A few months ago it was widely believed that the Fed's massive expansion of its balance sheet (achieved largely by buying $1.25 trillion worth of MBS) was keeping long-term interest rates artificially low in order to stimulate the economy. I've always been skeptical of the Fed's ability to control long-term rates. I think the market is the main driver of long-term rates, and the market drives rates based on its growth and inflation expectations. I've argued quite a few times in the past few years that the low level of Treasury bond yields is primarily a reflection of the market's deep pessimism. I think the market is priced to the expectation that economic growth will be 3% at best (i.e., the "new normal" that is in vogue), and inflation will be 2-3% for as far as the eye can see. These are the assumptions that keep bond yields so low. The next chart is my graphical interpretation of this: today's 3.53% 10-yr T-bond yield is the market's way of expressing a very pessmistic view of the economy's long-term growth prospects.

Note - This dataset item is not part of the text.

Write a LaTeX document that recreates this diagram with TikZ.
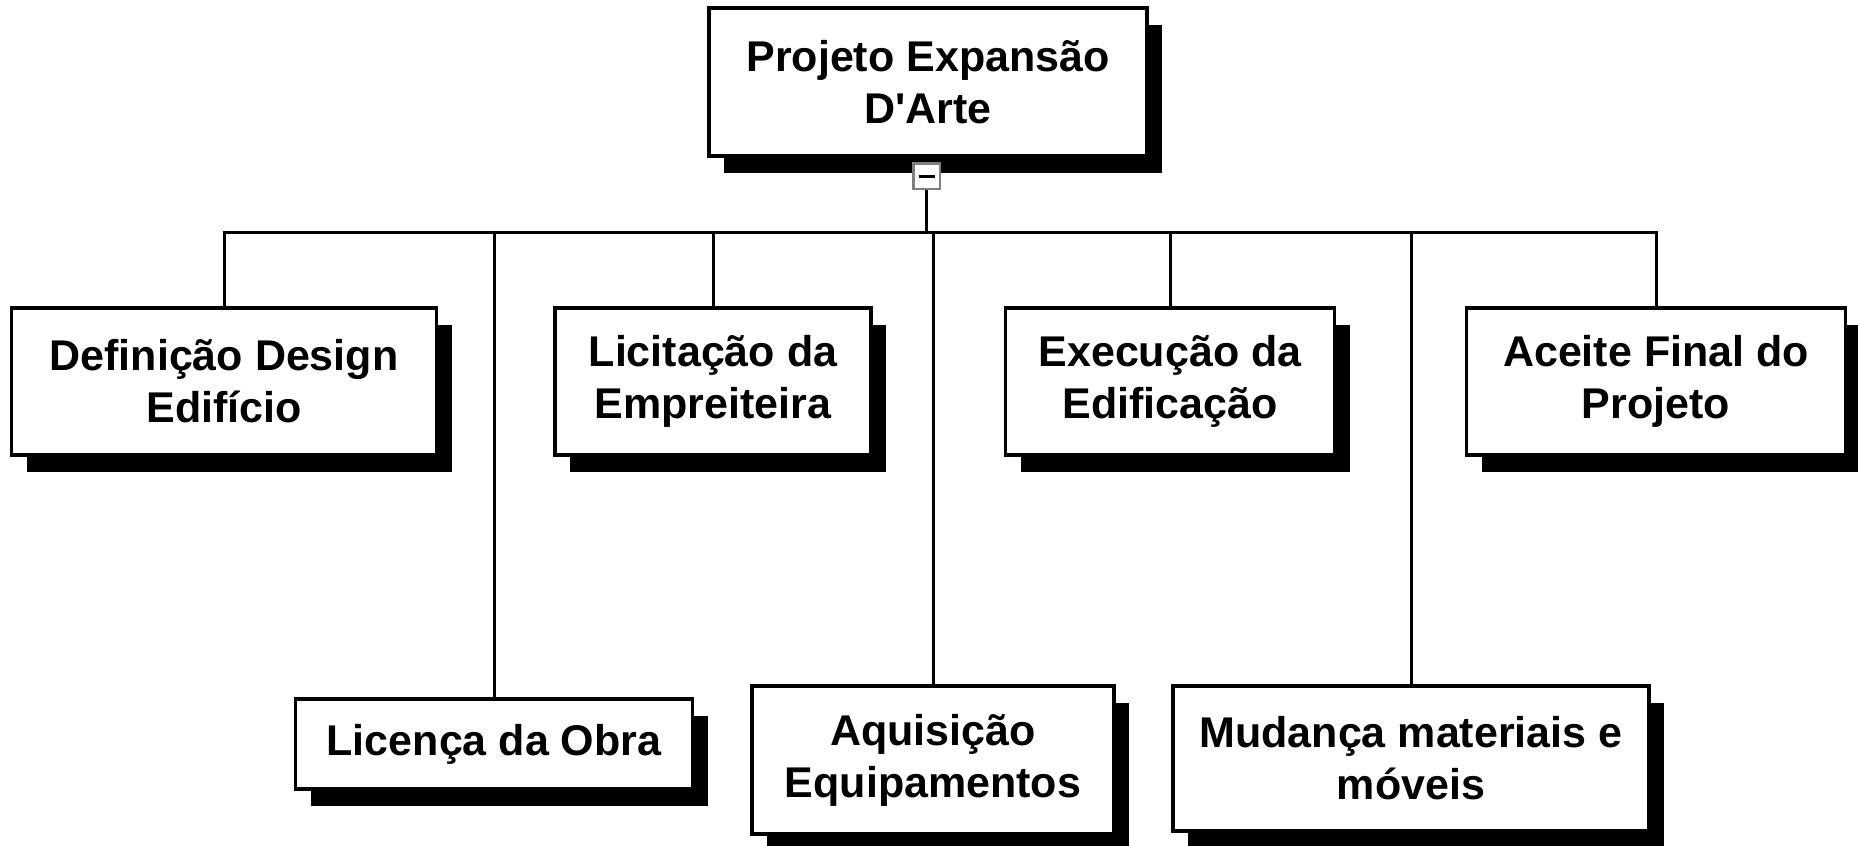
\documentclass[tikz,border=0pt]{standalone}
\usepackage{fontspec}
\setmainfont{Liberation Sans}[Ligatures=TeXOff]
\usetikzlibrary{shadows}
\begin{document}
\begin{tikzpicture}[x=1pt,y=-1pt,
  wbs/.style={draw=black, line width=3.5pt, fill=white, rectangle, align=center, inner sep=0pt,
    font=\bfseries\fontsize{43}{52}\selectfont,
    drop shadow={shadow xshift=15pt, shadow yshift=-17pt, fill=black, opacity=1}},
  conn/.style={line width=3pt},
  togglebox/.style={draw=black!50, fill=white, line width=2.5pt, minimum width=26.5pt, minimum height=25.5pt, inner sep=0pt}]
\useasboundingbox (0,0) rectangle (1858,846);

\node[wbs, minimum width=438pt, minimum height=148pt] (top) at (928,82) {Projeto Expansão\\D'Arte};

\node[wbs, minimum width=425pt, minimum height=147pt] (def) at (224,381.5) {Definição Design\\Edifício};
\node[wbs, minimum width=316pt, minimum height=147pt] (lic) at (713,381.5) {Licitação da\\Empreiteira};
\node[wbs, minimum width=329pt, minimum height=147pt] (exe) at (1170,381.5) {Execução da\\Edificação};
\node[wbs, minimum width=379pt, minimum height=147pt] (ace) at (1656,381.5) {Aceite Final do\\Projeto};

\node[wbs, minimum width=397pt, minimum height=90pt] (licen) at (494,744) {Licença da Obra};
\node[wbs, minimum width=362pt, minimum height=148pt] (aq) at (933,760) {Aquisição\\Equipamentos};
\node[wbs, minimum width=476pt, minimum height=145pt] (mud) at (1411,758.5) {Mudança materiais e\\móveis};

\node[togglebox] (tg) at (926.5,176) {};
\draw[line width=3pt] ([xshift=-8pt]tg.center) -- ([xshift=8pt]tg.center);

\coordinate (bus) at (926.5,232);
\draw[conn] (tg.south) -- (bus);
\foreach \c in {def,licen,lic,aq,exe,mud,ace}
  \draw[conn] (bus) -| (\c.north);
\end{tikzpicture}
\end{document}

This all circles back to my long-held assertion that the capital markets have a negative valuation bias (i.e., there is little if any evidence of optimism in the prices of bonds and stocks). Market participants are content to buy Treasuries at yields of 3-4% because investors don't expect nominal GDP (which is a good proxy for the growth in corporate profits over the long run) to be more than about 5% (2.5% real growth and 2.5% inflation). Although this is only slightly lower than the 5.7% average nominal GDP growth rate from 1984-2007, it assumes that the economy will never recover all that it lost in the last recession; that the economy will never return to trend growth, and it will therefore suffer with a permanently higher level of unemployment.